If you are using the django-jsonfield package, then this is simple. Say you have a model like this:
from jsonfield import JSONField
class User(models.Model):
jsonfield = JSONField()
Then to search for records with a specific username, you can just do this:
User.objects.get(jsonfield__contains={'username':username})
Since Django 1.9, you have been able to use PostgreSQL's native JSONField. This makes search JSON very simple. In your example, this query would work:
User.objects.get(jsonfield__username='chingo')
If you have an older version of Django, or you are using the Django JSONField library for compatibility with MySQL or something similar, you can still perform your query.
In the latter situation, jsonfield will be stored as a text field and mapped to a dict when brought into Django. In the database, your data will be stored like this
{"username":"chingo","reputation":"5"}
Therefore, you can simply search the text. Your query in this siutation would be:
User.objects.get(jsonfield__contains='"username":"chingo"')
2019: As #freethebees points out it's now as simple as:
User.objects.get(jsonfield__username='chingo')
But as the doc examples mention you can query deeply, and if the json is an array you can use an integer to index it:
https://docs.djangoproject.com/en/2.2/ref/contrib/postgres/fields/#querying-jsonfield
>>> Dog.objects.create(name='Rufus', data={
... 'breed': 'labrador',
... 'owner': {
... 'name': 'Bob',
... 'other_pets': [{
... 'name': 'Fishy',
... }],
... },
... })
>>> Dog.objects.create(name='Meg', data={'breed': 'collie', 'owner': None})

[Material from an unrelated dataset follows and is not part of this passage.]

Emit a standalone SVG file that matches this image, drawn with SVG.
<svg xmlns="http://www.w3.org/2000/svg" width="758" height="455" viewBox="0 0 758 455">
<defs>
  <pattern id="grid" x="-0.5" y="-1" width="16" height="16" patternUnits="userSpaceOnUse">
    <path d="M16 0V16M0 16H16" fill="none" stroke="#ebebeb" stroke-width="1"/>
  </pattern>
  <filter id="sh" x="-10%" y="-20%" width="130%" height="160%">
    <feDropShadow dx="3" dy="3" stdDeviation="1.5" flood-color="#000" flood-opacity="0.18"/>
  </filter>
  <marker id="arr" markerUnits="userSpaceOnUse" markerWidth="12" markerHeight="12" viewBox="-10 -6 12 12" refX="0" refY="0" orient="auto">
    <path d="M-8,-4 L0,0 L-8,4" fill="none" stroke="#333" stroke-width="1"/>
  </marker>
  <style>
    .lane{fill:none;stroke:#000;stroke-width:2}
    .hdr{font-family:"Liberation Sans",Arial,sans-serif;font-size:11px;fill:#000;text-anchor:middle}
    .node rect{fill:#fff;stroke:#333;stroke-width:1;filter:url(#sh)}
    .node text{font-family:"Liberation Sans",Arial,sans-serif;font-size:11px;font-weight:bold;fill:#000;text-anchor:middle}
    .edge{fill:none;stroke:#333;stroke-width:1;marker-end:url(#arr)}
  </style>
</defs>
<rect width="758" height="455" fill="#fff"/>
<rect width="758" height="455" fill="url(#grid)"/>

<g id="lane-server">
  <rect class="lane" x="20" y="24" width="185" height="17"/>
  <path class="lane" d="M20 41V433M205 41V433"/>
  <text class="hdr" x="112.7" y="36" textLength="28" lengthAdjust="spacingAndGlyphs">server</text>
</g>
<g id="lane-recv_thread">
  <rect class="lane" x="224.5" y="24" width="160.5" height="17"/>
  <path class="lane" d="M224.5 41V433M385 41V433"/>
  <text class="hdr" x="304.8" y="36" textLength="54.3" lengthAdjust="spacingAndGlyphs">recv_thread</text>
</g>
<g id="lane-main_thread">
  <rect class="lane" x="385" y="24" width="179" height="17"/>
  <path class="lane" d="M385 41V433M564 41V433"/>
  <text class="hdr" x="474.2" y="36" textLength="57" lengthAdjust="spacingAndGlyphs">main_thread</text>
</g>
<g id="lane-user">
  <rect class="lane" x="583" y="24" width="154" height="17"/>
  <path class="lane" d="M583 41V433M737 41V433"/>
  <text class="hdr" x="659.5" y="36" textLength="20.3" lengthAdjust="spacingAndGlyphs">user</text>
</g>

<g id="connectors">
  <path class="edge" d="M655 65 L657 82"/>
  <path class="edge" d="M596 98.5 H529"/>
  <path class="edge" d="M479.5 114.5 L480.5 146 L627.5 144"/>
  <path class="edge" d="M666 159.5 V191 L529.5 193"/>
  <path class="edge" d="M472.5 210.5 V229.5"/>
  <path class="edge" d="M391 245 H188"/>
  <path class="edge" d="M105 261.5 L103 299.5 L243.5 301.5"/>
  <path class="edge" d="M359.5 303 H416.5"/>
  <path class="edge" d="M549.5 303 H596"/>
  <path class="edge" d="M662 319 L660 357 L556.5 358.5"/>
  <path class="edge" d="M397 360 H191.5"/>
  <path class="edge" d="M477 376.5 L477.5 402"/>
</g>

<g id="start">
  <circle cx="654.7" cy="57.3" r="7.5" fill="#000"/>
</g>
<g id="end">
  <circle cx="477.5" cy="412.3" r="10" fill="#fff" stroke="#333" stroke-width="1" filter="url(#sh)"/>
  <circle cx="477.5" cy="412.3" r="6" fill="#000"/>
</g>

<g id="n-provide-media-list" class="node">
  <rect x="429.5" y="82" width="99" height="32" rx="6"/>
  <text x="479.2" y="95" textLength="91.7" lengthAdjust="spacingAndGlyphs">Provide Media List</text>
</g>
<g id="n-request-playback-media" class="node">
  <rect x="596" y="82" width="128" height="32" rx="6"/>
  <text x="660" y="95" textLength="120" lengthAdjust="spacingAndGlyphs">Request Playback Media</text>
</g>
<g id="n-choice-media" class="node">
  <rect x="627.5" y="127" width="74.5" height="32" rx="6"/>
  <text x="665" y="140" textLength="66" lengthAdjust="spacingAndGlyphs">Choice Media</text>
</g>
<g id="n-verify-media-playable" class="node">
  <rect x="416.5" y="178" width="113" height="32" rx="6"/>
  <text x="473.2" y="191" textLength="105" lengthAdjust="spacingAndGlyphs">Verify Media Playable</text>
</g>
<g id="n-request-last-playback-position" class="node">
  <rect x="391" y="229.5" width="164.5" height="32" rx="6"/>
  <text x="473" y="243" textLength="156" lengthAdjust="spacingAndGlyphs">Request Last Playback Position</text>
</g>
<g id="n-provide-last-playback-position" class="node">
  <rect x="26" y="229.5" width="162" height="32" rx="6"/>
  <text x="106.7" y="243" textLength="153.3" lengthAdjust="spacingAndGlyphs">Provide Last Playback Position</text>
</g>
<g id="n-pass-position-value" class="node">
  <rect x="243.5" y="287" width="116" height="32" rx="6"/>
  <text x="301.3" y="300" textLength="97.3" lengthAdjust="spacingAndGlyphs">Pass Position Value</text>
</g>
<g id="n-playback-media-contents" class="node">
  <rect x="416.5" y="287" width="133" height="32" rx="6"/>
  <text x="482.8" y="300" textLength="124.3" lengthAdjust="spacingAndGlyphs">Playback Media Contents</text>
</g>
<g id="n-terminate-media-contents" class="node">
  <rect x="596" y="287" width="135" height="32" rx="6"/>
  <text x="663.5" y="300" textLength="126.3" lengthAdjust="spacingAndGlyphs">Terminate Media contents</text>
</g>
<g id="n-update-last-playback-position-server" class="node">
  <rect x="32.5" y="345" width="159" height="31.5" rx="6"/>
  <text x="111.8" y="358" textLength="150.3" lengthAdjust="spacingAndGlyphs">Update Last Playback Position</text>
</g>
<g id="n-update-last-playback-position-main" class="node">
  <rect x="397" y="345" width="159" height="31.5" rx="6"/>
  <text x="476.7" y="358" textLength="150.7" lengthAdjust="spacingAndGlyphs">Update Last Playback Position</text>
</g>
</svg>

>>> Dog.objects.filter(data__breed='collie')
<QuerySet [<Dog: Meg>]>
>>> Dog.objects.filter(data__owner__name='Bob')
<QuerySet [<Dog: Rufus>]>
>>> Dog.objects.filter(data__owner__other_pets__0__name='Fishy')
<QuerySet [<Dog: Rufus>]>
Although this is for postgres, I believe it works the same in other DBs like MySQL
Postgres: https://docs.djangoproject.com/en/2.2/ref/contrib/postgres/fields/#querying-jsonfield
MySQL: https://django-mysql.readthedocs.io/en/latest/model_fields/json_field.html#querying-jsonfield
This usage is somewhat anti-pattern. Also, its implementation is not going to have regular performance, and perhaps is error-prone.

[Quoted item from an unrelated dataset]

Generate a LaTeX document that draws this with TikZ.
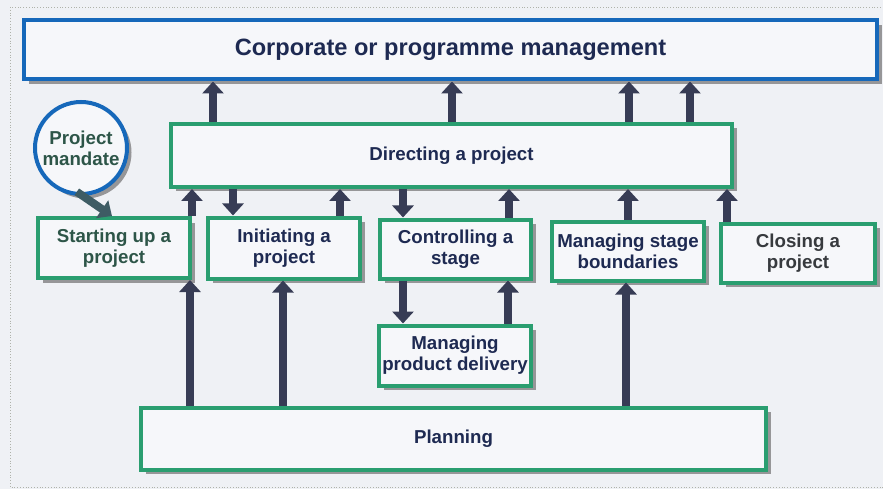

Normally don't use jsonfield when you need to look up through fields. Use the way the RDBMS provides or MongoDB(which internally operates on faster BSON), as Daniel pointed out.
Due to the deterministic of JSON format,
you could achieve it by using contains (regex has issue when dealing w/ multiple '\' and even slower), I don't think it's good to use username in this way, so use name instead:
def make_cond(name, value):
from django.utils import simplejson
cond = simplejson.dumps({name:value})[1:-1] # remove '{' and '}'
return ' ' + cond # avoid '\"'
User.objects.get(jsonfield__contains=make_cond(name, value))
It works as long as
the jsonfield using the same dump utility (the simplejson here)
name and value are not too special (I don't know any egde-case so far, maybe someone could point it out)
your jsonfield data is not corrupt (unlikely though)
Actually I'm working on a editable jsonfield and thinking about whether to support such operations. The negative proof is as said above, it feels like some black-magic, well.
If you use PostgreSQL you can use raw sql to solve problem.
username = 'chingo'
SQL_QUERY = "SELECT true FROM you_table WHERE jsonfield::json->>'username' = '%s'"
User.objects.extra(where=[SQL_EXCLUDE % username]).get()
where you_table is name of table in your database.
Any methods when you work with JSON like with plain text - looking like very bad way.
So, also I think that you need a better schema of database.
Here is the way I have found out that will solve your problem:
search_filter = '"username":{0}'.format(username)
query = User.objects.get(jsonfield__contains=search_filter)
Hope this helps.
You can't do that. Use normal database fields for structured data, not JSON blobs.
If you need to search on JSON data, consider using a noSQL database like MongoDB.